Ordu is pursuing health studies and performance art, soon to begin a work placement with St. John Ambulance, while Amadi is into international studies with a focus on foreign affairs. She’ll complete an internship with the UN Association of Regina this summer.

In 2012, deportation orders were issued for Ordu and Amadi to leave Canada, after they unwittingly broke their visa conditions by working off campus. Their appeal to immigration services had been denied, but they argued their penalty – to leave Canada, throwing away two years of education – was too harsh.

For 15 months, they lived inside Regina churches. Always wary for signs of the Canada Border Services Agency, they watched friends graduate ahead of them, unsure of their own futures.

With the backing of the university and the provincial government, week after week the women hoped the federal government would intervene and then-immigration minister Jason Kenney would overturn the deportation order.
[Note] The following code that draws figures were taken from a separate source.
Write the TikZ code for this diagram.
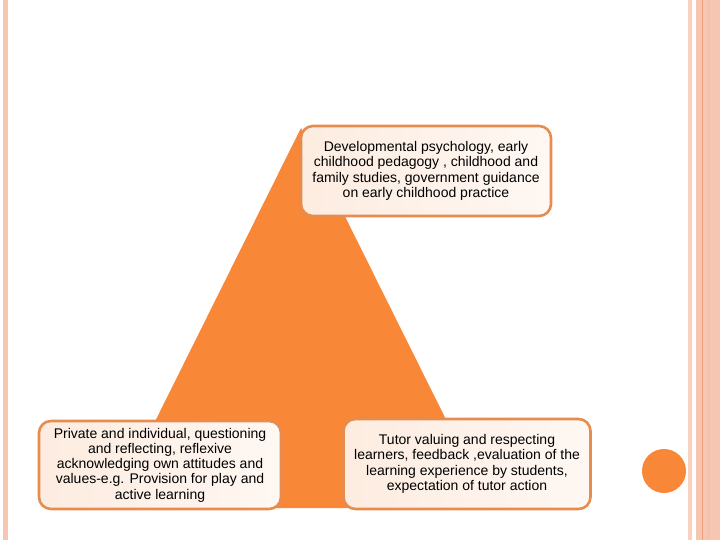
\documentclass[tikz,border=0pt]{standalone}
\usepackage{fontspec}
\setmainfont{Liberation Sans}
\definecolor{triorange}{RGB}{248,135,55}
\definecolor{boxline}{RGB}{230,140,78}
\definecolor{boxfill}{RGB}{253,236,224}
\definecolor{stripe}{RGB}{247,198,178}
\definecolor{stripelight}{RGB}{250,208,190}
\definecolor{stripeline}{RGB}{238,160,120}
\begin{document}
\begin{tikzpicture}[x=1pt,y=-1pt,
  infobox/.style={draw=boxline, line width=2.6pt, rounded corners=12pt,
    left color=boxfill, right color=white!60!boxfill, align=center,
    font=\fontsize{14}{15.3}\selectfont, inner sep=0pt}]
\useasboundingbox (0,0) rectangle (720,540);
\fill[white] (0,0) rectangle (720,540);
% decorative stripes
\fill[stripe] (3,0) rectangle (8,540);
\fill[stripelight] (688,0) rectangle (692,540);
\fill[stripe] (696,0) rectangle (720,540);
\draw[stripeline, line width=0.8pt] (702.5,0) -- (702.5,540);
\fill[stripe!80!boxline, opacity=0.35] (707,0) rectangle (710,540);
% triangle
\coordinate (apex) at (301,128);
\coordinate (bl) at (112,508);
\coordinate (br) at (490,508);
\fill[triorange] (apex) -- (bl) -- (br) -- cycle;
% boxes
\node[infobox, minimum width=250pt, minimum height=90pt] (top) at (426,171)
  {Developmental psychology, early\\childhood pedagogy , childhood and\\family studies, government guidance\\on early childhood practice};
\node[infobox, minimum width=242pt, minimum height=88pt] (left) at (160,465)
  {Private and individual, questioning\\and reflecting, reflexive\\acknowledging own attitudes and\\values-e.g. Provision for play and\\active learning};
\node[infobox, minimum width=247pt, minimum height=90pt] (right) at (467,464)
  {Tutor valuing and respecting\\learners, feedback ,evaluation of the\\learning experience by students,\\expectation of tutor action};
% circle
\fill[triorange] (664,471) circle (22);
\end{tikzpicture}
\end{document}
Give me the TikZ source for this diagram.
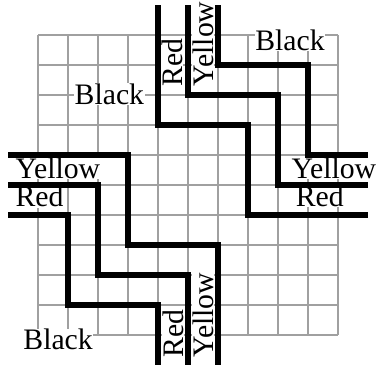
\documentclass[tikz,border=0pt]{standalone}
\usepackage{fontspec}
\setmainfont{Liberation Serif}
\definecolor{gridgray}{RGB}{160,160,160}
\begin{document}
\begin{tikzpicture}[x=1cm, y=1cm,
    lbl/.style={fill=white, inner sep=0.5pt, font=\fontsize{28.2}{30}\selectfont},
    wall/.style={line width=5pt}]
    \useasboundingbox (-1.267,-1.1) rectangle (11.367,11.167);
    \draw[gridgray, line width=2.8pt, step=1] (0,0) grid (10,10);

    \node[lbl, anchor=base] (blacktl) at (2.38,7.7) {Black};
    \node[lbl, anchor=base] (blacktr) at (8.4,9.5) {Black};
    \node[lbl, anchor=base] (blackbl) at (0.67,-0.5) {Black};
    \node[lbl, anchor=base west, rotate=90] (redtop) at (4.82,8.27) {Red};
    \node[lbl, anchor=base west, rotate=90] (yellowtop) at (5.84,8.27) {Yellow};
    \node[lbl, anchor=base west, rotate=90] (redbot) at (4.84,-0.77) {Red};
    \node[lbl, anchor=base west, rotate=90] (yellowbot) at (5.84,-0.77) {Yellow};
    \node[lbl, anchor=base west] (yellowleft) at (-0.77,5.23) {Yellow};
    \node[lbl, anchor=base west] (redleft) at (-0.77,4.27) {Red};
    \node[lbl, anchor=base west] (yellowright) at (8.43,5.23) {Yellow};
    \node[lbl, anchor=base west] (redright) at (8.57,4.28) {Red};

    \draw[wall] (6,11) -- (6,9) -- (9,9) -- (9,6) -- (11,6);
    \draw[wall] (5,11) -- (5,8) -- (8,8) -- (8,5) -- (11,5);
    \draw[wall] (4,11) -- (4,7) -- (7,7) -- (7,4) -- (11,4);
    \draw[wall] (4,-1) -- (4,1) -- (1,1) -- (1,4) -- (-1,4);
    \draw[wall] (5,-1) -- (5,2) -- (2,2) -- (2,5) -- (-1,5);
    \draw[wall] (6,-1) -- (6,3) -- (3,3) -- (3,6) -- (-1,6);
\end{tikzpicture}
\end{document}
He didn’t, but their case played a role in changing the work rules for international students; it’s a bittersweet irony for both that the part-time shifts they took at Wal-Mart in 2012 wouldn’t get them into trouble these days.

Eventually, Ordu and Amadi voluntarily left Canada and returned for six months to their native Nigeria, where they waited to see if new applications to study once again at the U of R would be accepted.

When they first spoke with the Leader-Post in September 2012, they were hopeful their situation would be resolved in short order.

A year later, they were weary, emotionally spent and ready to get on with their lives. Now, they both have a Zenlike calm about their time in sanctuary. “Sometimes you need to go down to the very bottom before you can come back up again,” Amadi says. “I don’t see it as a bad thing. It was hard and it was depressing, but I’m glad, looking back, where I am now.” Ordu nods. “Everything happens for a reason,” she says.

“Back then, I kept thinking ‘Why is his happening?’ But who knows? Maybe being in sanctuary meant something else didn’t happen. You can never tell how God is working.”

By this time next year, Ordu and Amadi will have graduated. They might move on to other cities, but in the meantime, Ordu says, “this is home.”

“Giving back to the community is a big deal for me – I have so much I want to give back, because people were there for me,” she says. “People here are family.”